* Begin *

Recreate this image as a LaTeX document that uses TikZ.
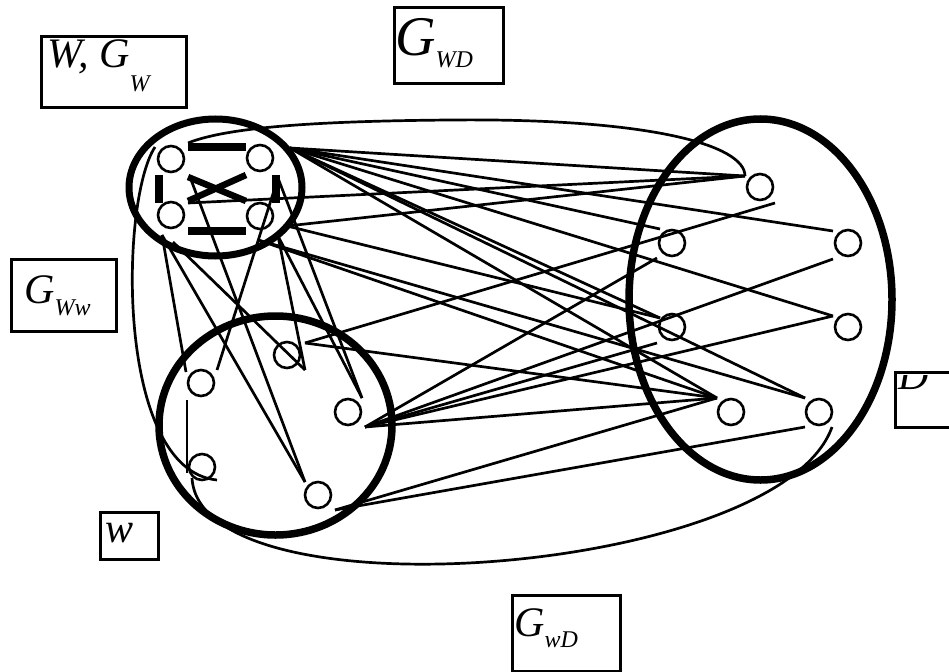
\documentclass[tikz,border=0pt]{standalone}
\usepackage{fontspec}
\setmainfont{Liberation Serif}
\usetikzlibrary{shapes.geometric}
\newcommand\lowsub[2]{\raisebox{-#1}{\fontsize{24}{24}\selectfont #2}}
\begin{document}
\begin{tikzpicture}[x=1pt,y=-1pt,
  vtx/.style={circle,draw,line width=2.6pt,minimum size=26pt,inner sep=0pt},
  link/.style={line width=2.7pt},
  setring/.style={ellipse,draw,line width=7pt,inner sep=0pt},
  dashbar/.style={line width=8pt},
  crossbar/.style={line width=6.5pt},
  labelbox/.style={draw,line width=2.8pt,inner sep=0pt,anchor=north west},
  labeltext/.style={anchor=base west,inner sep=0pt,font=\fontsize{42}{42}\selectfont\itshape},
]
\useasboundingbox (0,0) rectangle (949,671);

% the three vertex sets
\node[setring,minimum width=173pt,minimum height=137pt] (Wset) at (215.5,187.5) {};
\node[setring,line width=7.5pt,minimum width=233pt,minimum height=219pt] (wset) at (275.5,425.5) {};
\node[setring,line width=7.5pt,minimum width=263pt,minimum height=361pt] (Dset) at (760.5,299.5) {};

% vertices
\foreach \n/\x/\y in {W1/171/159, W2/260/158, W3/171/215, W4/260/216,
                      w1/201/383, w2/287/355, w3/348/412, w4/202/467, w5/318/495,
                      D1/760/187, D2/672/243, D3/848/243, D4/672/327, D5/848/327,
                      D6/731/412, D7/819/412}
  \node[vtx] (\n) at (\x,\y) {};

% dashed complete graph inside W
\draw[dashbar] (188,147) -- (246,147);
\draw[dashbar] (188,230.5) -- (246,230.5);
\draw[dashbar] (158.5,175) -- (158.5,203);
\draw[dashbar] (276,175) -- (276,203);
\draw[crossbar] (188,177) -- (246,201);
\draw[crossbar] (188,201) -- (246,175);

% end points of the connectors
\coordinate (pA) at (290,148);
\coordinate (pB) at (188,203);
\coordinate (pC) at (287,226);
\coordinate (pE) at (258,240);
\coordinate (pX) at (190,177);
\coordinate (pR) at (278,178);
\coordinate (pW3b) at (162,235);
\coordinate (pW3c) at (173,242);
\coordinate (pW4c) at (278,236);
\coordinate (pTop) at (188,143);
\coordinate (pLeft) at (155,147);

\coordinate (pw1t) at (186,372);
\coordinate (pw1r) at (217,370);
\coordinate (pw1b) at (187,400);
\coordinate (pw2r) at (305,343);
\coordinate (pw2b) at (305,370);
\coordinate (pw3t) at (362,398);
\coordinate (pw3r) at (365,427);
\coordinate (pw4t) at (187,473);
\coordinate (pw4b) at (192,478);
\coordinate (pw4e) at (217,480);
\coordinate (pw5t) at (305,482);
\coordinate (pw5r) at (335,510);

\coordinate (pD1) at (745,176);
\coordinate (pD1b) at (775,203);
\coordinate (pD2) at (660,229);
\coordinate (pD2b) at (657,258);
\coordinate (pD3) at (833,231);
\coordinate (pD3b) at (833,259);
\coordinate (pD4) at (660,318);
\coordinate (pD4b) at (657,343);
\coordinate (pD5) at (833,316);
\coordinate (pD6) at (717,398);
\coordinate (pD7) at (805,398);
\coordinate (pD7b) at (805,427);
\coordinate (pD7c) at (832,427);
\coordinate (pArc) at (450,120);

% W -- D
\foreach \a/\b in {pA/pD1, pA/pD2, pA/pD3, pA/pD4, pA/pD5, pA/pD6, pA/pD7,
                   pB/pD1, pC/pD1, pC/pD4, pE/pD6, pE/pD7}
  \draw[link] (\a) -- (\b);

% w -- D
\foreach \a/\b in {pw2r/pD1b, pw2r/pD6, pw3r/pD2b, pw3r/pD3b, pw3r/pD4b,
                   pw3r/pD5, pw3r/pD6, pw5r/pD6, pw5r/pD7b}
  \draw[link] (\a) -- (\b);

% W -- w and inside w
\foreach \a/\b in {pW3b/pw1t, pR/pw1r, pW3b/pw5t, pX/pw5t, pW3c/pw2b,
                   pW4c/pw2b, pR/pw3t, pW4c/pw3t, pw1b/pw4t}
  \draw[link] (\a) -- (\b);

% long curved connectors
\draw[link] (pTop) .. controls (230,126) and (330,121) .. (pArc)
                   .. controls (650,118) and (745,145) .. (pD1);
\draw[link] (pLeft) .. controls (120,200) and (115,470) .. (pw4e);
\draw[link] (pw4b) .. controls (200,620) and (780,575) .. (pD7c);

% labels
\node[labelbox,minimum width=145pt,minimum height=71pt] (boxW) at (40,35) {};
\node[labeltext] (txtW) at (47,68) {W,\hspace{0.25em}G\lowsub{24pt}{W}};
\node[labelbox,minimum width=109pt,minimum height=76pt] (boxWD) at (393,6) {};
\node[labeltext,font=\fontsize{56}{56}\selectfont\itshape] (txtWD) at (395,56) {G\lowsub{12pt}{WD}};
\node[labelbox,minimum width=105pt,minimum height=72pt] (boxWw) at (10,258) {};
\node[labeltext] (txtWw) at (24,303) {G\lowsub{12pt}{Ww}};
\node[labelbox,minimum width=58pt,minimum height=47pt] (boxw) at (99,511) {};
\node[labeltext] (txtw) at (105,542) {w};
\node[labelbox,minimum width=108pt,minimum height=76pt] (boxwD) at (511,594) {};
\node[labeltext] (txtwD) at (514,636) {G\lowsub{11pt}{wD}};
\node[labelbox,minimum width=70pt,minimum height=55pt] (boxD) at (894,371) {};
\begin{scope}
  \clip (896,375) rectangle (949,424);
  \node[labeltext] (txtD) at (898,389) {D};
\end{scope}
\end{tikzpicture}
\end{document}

* End *

- _Prompt_
Give again, word for word, every line from the top of the data through the line with "(0,0) rectangle (949,671);", both ends included, and exclude the pictures.

- _Output for this exercise_
Recreate this image as a LaTeX document that uses TikZ.
\documentclass[tikz,border=0pt]{standalone}
\usepackage{fontspec}
\setmainfont{Liberation Serif}
\usetikzlibrary{shapes.geometric}
\newcommand\lowsub[2]{\raisebox{-#1}{\fontsize{24}{24}\selectfont #2}}
\begin{document}
\begin{tikzpicture}[x=1pt,y=-1pt,
  vtx/.style={circle,draw,line width=2.6pt,minimum size=26pt,inner sep=0pt},
  link/.style={line width=2.7pt},
  setring/.style={ellipse,draw,line width=7pt,inner sep=0pt},
  dashbar/.style={line width=8pt},
  crossbar/.style={line width=6.5pt},
  labelbox/.style={draw,line width=2.8pt,inner sep=0pt,anchor=north west},
  labeltext/.style={anchor=base west,inner sep=0pt,font=\fontsize{42}{42}\selectfont\itshape},
]
\useasboundingbox (0,0) rectangle (949,671);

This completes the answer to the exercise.